■ **Objective**: Write out the entire listing below exactly, with the pictures left out.

■ **Information provided**:
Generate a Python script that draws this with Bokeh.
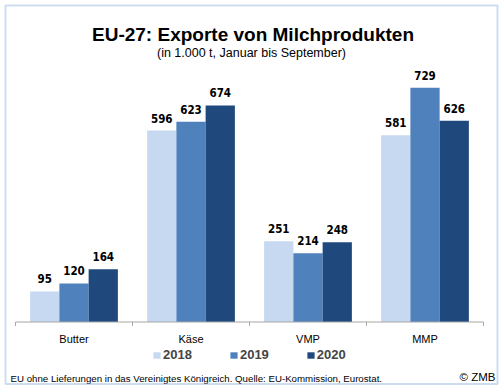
from bokeh.plotting import figure
from bokeh.models import (ColumnDataSource, Range1d, LabelSet, Label, Legend,
                          LegendItem, BoxAnnotation)
from bokeh.core.properties import value
from bokeh.embed import file_html
from bokeh.resources import INLINE

# ---- data ----
categories = ["Butter", "Käse", "VMP", "MMP"]
years = ["2018", "2019", "2020"]
v2018 = [95, 596, 251, 581]
v2019 = [120, 623, 214, 729]
v2020 = [164, 674, 248, 626]
colors = ["#c6d9f1", "#4f81bd", "#1f497d"]
title_text = "EU-27: Exporte von Milchprodukten"
subtitle_text = "(in 1.000 t, Januar bis September)"
footer_text = "EU ohne Lieferungen in das Vereinigtes Königreich. Quelle: EU-Kommission, Eurostat."
credit_text = "© ZMB"

series = {"2018": v2018, "2019": v2019, "2020": v2020}
offsets = {"2018": -0.25, "2019": 0.0, "2020": 0.25}
n = len(categories)
centers = [i + 0.5 for i in range(n)]
data = {"cat": categories}
for yr, vals in series.items():
    data["x" + yr] = [c + offsets[yr] for c in centers]
    data["y" + yr] = vals
    data["l" + yr] = [str(v) for v in vals]
src = ColumnDataSource(data)

FONT = "Liberation Sans"
NARROW = "Liberation Sans Narrow, DejaVu Sans Condensed, Liberation Sans"

# canvas geometry (pixels) -> data mapping
W, H = 500, 389
X0, KX = 15.0, 117.0        # pixel of first category boundary, pixels per category
Y0, KY = 321.5, 0.3213      # pixel of baseline, pixels per unit


def dx(px):
    return (px - X0) / KX


def dy(py):
    return (Y0 - py) / KY


p = figure(x_range=Range1d(dx(0), dx(W)), y_range=Range1d(dy(H), dy(0)),
           width=W, height=H, output_backend="svg", toolbar_location=None,
           x_axis_location=None, y_axis_location=None,
           min_border=0, min_border_left=0, min_border_right=0,
           min_border_top=0, min_border_bottom=0)
p.outline_line_color = None
p.xgrid.visible = False
p.ygrid.visible = False
p.background_fill_color = "white"
p.border_fill_color = "white"

renderers = []
for yr, col in zip(years, colors):
    r = p.vbar(x="x" + yr, top="y" + yr, bottom=0, width=0.25,
               source=src, fill_color=col, line_color=None)
    renderers.append(r)
    labels = LabelSet(x="x" + yr, y="y" + yr, text="l" + yr,
                      source=src, text_align="center", text_baseline="alphabetic",
                      y_offset=8, text_font=value(NARROW), text_font_style="bold",
                      text_font_size="11.5px", text_color="black")
    p.add_layout(labels)

# category axis: baseline, boundary ticks, labels
bounds = list(range(n + 1))
p.segment(x0=[0], y0=[0], x1=[n], y1=[0], line_color="#a6a6a6", line_width=1)
p.segment(x0=bounds, y0=[0] * len(bounds), x1=bounds, y1=[dy(Y0 + 4)] * len(bounds),
          line_color="#a6a6a6", line_width=1)
p.text(x=centers, y=[dy(338)] * n, text=categories, text_align="center",
       text_baseline="middle", text_font=value(FONT), text_font_size="11px",
       text_color="black")

legend = Legend(items=[LegendItem(label=value(yr), renderers=[r]) for yr, r in zip(years, renderers)],
                orientation="horizontal", location=(152, H - 362),
                label_text_font=FONT, label_text_font_style="bold",
                label_text_font_size="13px", glyph_width=9, glyph_height=8,
                label_standoff=2, spacing=37, padding=0, margin=0,
                label_height=14, border_line_color=None, background_fill_alpha=0)
p.add_layout(legend)

p.add_layout(Label(x=dx(252.5), y=dy(34), text=title_text,
                   text_align="center", text_baseline="alphabetic", text_font=FONT,
                   text_font_style="bold", text_font_size="19px", text_color="black"))
p.add_layout(Label(x=dx(251), y=dy(52.5), text=subtitle_text,
                   text_align="center", text_baseline="alphabetic", text_font=FONT,
                   text_font_size="12.5px", text_color="black"))
p.add_layout(Label(x=dx(10), y=dy(378), text=footer_text,
                   text_align="left", text_baseline="alphabetic", text_font=FONT,
                   text_font_size="9.7px", text_color="black"))
p.add_layout(Label(x=dx(495), y=dy(376.5), text=credit_text,
                   text_align="right", text_baseline="alphabetic", text_font=FONT,
                   text_font_size="11.5px", text_color="black"))

p.add_layout(BoxAnnotation(left=dx(5), right=dx(497), top=dy(5), bottom=dy(383.5),
                           fill_alpha=0, line_color="#5b8bc9", line_width=2))

open("out.html", "w").write(file_html(p, INLINE))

■ **Task answer**:
Generate a Python script that draws this with Bokeh.
from bokeh.plotting import figure
from bokeh.models import (ColumnDataSource, Range1d, LabelSet, Label, Legend,
                          LegendItem, BoxAnnotation)
from bokeh.core.properties import value
from bokeh.embed import file_html
from bokeh.resources import INLINE

# ---- data ----
categories = ["Butter", "Käse", "VMP", "MMP"]
years = ["2018", "2019", "2020"]
v2018 = [95, 596, 251, 581]
v2019 = [120, 623, 214, 729]
v2020 = [164, 674, 248, 626]
colors = ["#c6d9f1", "#4f81bd", "#1f497d"]
title_text = "EU-27: Exporte von Milchprodukten"
subtitle_text = "(in 1.000 t, Januar bis September)"
footer_text = "EU ohne Lieferungen in das Vereinigtes Königreich. Quelle: EU-Kommission, Eurostat."
credit_text = "© ZMB"

series = {"2018": v2018, "2019": v2019, "2020": v2020}
offsets = {"2018": -0.25, "2019": 0.0, "2020": 0.25}
n = len(categories)
centers = [i + 0.5 for i in range(n)]
data = {"cat": categories}
for yr, vals in series.items():
    data["x" + yr] = [c + offsets[yr] for c in centers]
    data["y" + yr] = vals
    data["l" + yr] = [str(v) for v in vals]
src = ColumnDataSource(data)

FONT = "Liberation Sans"
NARROW = "Liberation Sans Narrow, DejaVu Sans Condensed, Liberation Sans"

# canvas geometry (pixels) -> data mapping
W, H = 500, 389
X0, KX = 15.0, 117.0        # pixel of first category boundary, pixels per category
Y0, KY = 321.5, 0.3213      # pixel of baseline, pixels per unit


def dx(px):
    return (px - X0) / KX


def dy(py):
    return (Y0 - py) / KY


p = figure(x_range=Range1d(dx(0), dx(W)), y_range=Range1d(dy(H), dy(0)),
           width=W, height=H, output_backend="svg", toolbar_location=None,
           x_axis_location=None, y_axis_location=None,
           min_border=0, min_border_left=0, min_border_right=0,
           min_border_top=0, min_border_bottom=0)
p.outline_line_color = None
p.xgrid.visible = False
p.ygrid.visible = False
p.background_fill_color = "white"
p.border_fill_color = "white"

renderers = []
for yr, col in zip(years, colors):
    r = p.vbar(x="x" + yr, top="y" + yr, bottom=0, width=0.25,
               source=src, fill_color=col, line_color=None)
    renderers.append(r)
    labels = LabelSet(x="x" + yr, y="y" + yr, text="l" + yr,
                      source=src, text_align="center", text_baseline="alphabetic",
                      y_offset=8, text_font=value(NARROW), text_font_style="bold",
                      text_font_size="11.5px", text_color="black")
    p.add_layout(labels)

# category axis: baseline, boundary ticks, labels
bounds = list(range(n + 1))
p.segment(x0=[0], y0=[0], x1=[n], y1=[0], line_color="#a6a6a6", line_width=1)
p.segment(x0=bounds, y0=[0] * len(bounds), x1=bounds, y1=[dy(Y0 + 4)] * len(bounds),
          line_color="#a6a6a6", line_width=1)
p.text(x=centers, y=[dy(338)] * n, text=categories, text_align="center",
       text_baseline="middle", text_font=value(FONT), text_font_size="11px",
       text_color="black")

legend = Legend(items=[LegendItem(label=value(yr), renderers=[r]) for yr, r in zip(years, renderers)],
                orientation="horizontal", location=(152, H - 362),
                label_text_font=FONT, label_text_font_style="bold",
                label_text_font_size="13px", glyph_width=9, glyph_height=8,
                label_standoff=2, spacing=37, padding=0, margin=0,
                label_height=14, border_line_color=None, background_fill_alpha=0)
p.add_layout(legend)

p.add_layout(Label(x=dx(252.5), y=dy(34), text=title_text,
                   text_align="center", text_baseline="alphabetic", text_font=FONT,
                   text_font_style="bold", text_font_size="19px", text_color="black"))
p.add_layout(Label(x=dx(251), y=dy(52.5), text=subtitle_text,
                   text_align="center", text_baseline="alphabetic", text_font=FONT,
                   text_font_size="12.5px", text_color="black"))
p.add_layout(Label(x=dx(10), y=dy(378), text=footer_text,
                   text_align="left", text_baseline="alphabetic", text_font=FONT,
                   text_font_size="9.7px", text_color="black"))
p.add_layout(Label(x=dx(495), y=dy(376.5), text=credit_text,
                   text_align="right", text_baseline="alphabetic", text_font=FONT,
                   text_font_size="11.5px", text_color="black"))

p.add_layout(BoxAnnotation(left=dx(5), right=dx(497), top=dy(5), bottom=dy(383.5),
                           fill_alpha=0, line_color="#5b8bc9", line_width=2))

open("out.html", "w").write(file_html(p, INLINE))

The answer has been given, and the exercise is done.